[EXERCISE OBJECTIVE]:
Return, word for word, the lines from the line holding "Output the LaTeX" through the line holding "(7,9.5) -- (652,9.5);". Include both end lines and no others.

[PROVIDED DATA]:
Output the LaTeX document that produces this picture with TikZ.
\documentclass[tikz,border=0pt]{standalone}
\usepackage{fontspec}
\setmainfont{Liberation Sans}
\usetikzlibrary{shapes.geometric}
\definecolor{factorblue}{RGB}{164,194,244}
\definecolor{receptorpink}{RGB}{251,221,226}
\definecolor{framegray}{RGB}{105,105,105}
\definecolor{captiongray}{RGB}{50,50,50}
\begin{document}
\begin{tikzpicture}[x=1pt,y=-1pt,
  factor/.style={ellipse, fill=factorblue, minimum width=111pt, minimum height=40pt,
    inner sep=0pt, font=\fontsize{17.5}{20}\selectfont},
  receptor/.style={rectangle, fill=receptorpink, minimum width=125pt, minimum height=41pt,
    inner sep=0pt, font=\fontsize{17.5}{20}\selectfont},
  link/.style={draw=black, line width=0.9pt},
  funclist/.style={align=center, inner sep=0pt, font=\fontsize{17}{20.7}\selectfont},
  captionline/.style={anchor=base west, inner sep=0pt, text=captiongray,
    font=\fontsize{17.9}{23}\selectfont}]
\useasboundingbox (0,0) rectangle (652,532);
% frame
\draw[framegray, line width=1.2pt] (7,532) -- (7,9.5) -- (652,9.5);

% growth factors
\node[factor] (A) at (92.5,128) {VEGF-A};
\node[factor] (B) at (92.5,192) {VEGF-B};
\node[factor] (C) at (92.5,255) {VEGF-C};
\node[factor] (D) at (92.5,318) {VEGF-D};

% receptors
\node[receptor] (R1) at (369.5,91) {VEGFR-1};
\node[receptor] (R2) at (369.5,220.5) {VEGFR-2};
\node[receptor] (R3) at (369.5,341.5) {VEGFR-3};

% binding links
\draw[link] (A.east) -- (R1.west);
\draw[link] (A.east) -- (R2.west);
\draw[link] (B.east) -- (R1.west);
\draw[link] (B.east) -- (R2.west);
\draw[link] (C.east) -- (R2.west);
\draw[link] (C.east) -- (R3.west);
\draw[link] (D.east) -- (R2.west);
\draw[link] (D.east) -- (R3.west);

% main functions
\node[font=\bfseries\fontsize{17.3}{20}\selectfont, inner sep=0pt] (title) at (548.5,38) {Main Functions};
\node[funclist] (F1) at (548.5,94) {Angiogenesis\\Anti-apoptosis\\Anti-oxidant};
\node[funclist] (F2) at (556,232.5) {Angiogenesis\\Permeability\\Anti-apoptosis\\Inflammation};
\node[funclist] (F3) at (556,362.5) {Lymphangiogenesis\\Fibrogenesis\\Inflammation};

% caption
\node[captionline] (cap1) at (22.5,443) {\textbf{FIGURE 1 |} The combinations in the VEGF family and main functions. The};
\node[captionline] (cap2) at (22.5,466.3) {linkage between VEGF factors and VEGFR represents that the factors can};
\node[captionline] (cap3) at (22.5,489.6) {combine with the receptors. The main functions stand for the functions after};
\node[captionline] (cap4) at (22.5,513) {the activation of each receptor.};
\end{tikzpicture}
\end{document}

==

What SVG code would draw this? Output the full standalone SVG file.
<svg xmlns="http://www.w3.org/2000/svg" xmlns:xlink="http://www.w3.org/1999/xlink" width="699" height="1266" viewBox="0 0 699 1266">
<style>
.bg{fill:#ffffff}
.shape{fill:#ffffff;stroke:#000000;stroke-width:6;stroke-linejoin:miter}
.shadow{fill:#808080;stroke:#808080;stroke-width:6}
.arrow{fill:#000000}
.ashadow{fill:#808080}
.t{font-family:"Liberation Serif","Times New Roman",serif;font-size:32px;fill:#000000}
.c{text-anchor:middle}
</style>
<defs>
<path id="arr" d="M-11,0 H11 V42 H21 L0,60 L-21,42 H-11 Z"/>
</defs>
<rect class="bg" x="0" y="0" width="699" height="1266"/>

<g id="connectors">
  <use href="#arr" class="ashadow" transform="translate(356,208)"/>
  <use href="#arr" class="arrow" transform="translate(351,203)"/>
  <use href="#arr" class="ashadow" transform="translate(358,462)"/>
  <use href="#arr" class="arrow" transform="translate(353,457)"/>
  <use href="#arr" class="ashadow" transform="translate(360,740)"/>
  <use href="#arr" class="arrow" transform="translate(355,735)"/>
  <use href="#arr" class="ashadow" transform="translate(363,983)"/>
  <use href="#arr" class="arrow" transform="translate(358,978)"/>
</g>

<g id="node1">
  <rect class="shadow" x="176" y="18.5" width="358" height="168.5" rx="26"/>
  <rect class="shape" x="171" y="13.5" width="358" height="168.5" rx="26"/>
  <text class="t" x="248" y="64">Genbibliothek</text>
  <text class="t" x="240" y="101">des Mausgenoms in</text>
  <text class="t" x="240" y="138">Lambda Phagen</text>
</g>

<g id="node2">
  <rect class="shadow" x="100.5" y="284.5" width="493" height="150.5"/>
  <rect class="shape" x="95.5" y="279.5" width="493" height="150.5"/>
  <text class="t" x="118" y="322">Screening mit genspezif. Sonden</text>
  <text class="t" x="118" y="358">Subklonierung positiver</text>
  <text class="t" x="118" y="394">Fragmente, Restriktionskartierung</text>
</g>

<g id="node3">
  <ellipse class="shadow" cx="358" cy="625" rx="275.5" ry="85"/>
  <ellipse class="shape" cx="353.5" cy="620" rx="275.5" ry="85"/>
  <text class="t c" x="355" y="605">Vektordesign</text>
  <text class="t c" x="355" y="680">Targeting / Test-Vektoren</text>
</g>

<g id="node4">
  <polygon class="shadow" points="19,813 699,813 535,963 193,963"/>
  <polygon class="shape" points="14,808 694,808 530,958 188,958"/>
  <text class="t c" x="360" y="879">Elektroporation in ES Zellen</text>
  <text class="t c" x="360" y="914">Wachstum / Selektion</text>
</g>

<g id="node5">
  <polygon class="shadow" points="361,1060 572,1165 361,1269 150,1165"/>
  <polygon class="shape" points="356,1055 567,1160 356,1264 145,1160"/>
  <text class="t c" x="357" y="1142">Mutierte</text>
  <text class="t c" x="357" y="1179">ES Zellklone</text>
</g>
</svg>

* * *

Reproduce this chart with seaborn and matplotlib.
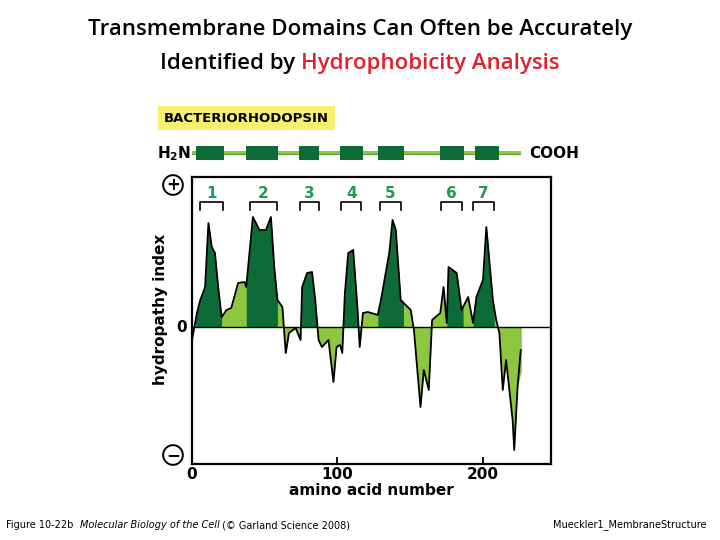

[EXERCISE OUTPUT]:
Output the LaTeX document that produces this picture with TikZ.
\documentclass[tikz,border=0pt]{standalone}
\usepackage{fontspec}
\setmainfont{Liberation Sans}
\usetikzlibrary{shapes.geometric}
\definecolor{factorblue}{RGB}{164,194,244}
\definecolor{receptorpink}{RGB}{251,221,226}
\definecolor{framegray}{RGB}{105,105,105}
\definecolor{captiongray}{RGB}{50,50,50}
\begin{document}
\begin{tikzpicture}[x=1pt,y=-1pt,
  factor/.style={ellipse, fill=factorblue, minimum width=111pt, minimum height=40pt,
    inner sep=0pt, font=\fontsize{17.5}{20}\selectfont},
  receptor/.style={rectangle, fill=receptorpink, minimum width=125pt, minimum height=41pt,
    inner sep=0pt, font=\fontsize{17.5}{20}\selectfont},
  link/.style={draw=black, line width=0.9pt},
  funclist/.style={align=center, inner sep=0pt, font=\fontsize{17}{20.7}\selectfont},
  captionline/.style={anchor=base west, inner sep=0pt, text=captiongray,
    font=\fontsize{17.9}{23}\selectfont}]
\useasboundingbox (0,0) rectangle (652,532);
% frame
\draw[framegray, line width=1.2pt] (7,532) -- (7,9.5) -- (652,9.5);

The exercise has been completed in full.